▶ **Given exercise**
Search the material below for the word "this". Copy every line that has it.

▶ **Material for the task**
[Start]

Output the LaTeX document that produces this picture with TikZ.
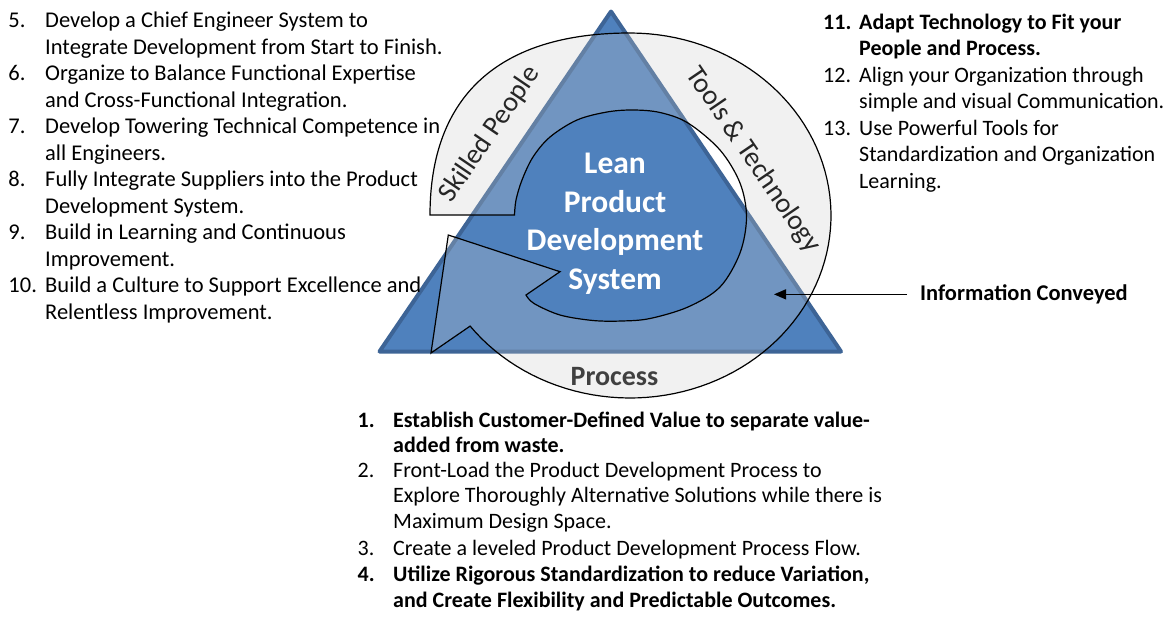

[End]
[Start]

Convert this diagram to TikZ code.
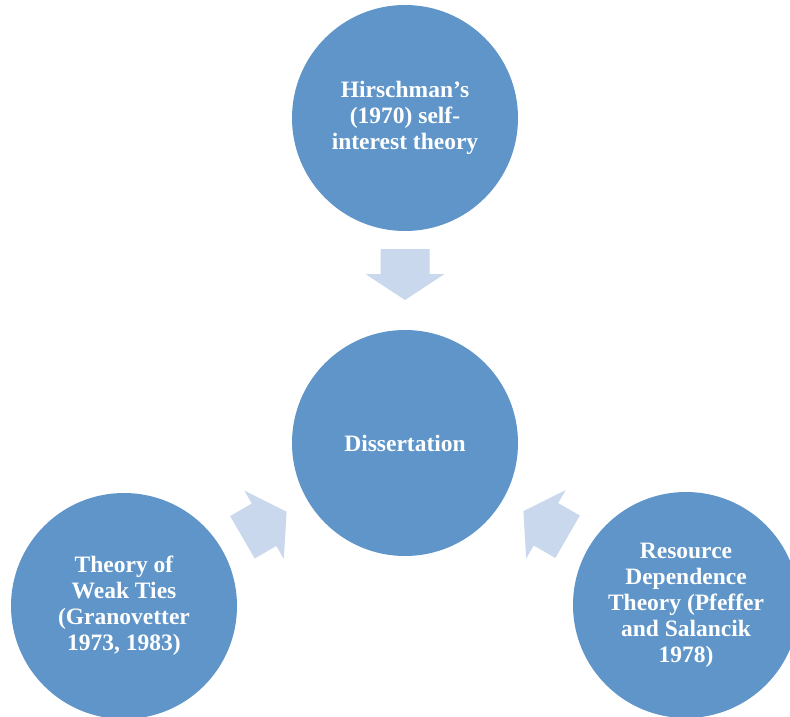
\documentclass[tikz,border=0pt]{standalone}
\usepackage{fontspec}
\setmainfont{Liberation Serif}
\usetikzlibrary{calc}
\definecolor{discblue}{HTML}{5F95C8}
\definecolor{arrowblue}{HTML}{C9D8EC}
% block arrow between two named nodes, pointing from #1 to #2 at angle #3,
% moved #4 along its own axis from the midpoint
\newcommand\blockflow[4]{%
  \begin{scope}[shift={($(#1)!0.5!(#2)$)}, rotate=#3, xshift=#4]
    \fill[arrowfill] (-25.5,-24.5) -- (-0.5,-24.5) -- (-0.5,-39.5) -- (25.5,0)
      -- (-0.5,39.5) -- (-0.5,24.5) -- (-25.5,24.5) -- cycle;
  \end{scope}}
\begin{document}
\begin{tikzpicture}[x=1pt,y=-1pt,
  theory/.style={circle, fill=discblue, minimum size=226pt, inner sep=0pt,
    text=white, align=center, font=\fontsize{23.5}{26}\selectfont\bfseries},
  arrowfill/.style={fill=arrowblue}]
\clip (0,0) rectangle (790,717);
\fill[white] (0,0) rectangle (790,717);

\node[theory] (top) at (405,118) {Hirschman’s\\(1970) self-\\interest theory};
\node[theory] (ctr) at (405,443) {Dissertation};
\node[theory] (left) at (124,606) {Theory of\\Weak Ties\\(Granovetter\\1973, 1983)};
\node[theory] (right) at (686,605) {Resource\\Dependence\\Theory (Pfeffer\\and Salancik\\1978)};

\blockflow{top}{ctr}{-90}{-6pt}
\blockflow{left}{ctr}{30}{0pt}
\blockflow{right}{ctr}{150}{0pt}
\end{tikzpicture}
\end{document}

[End]

▶ **Complete response**
Output the LaTeX document that produces this picture with TikZ.
Convert this diagram to TikZ code.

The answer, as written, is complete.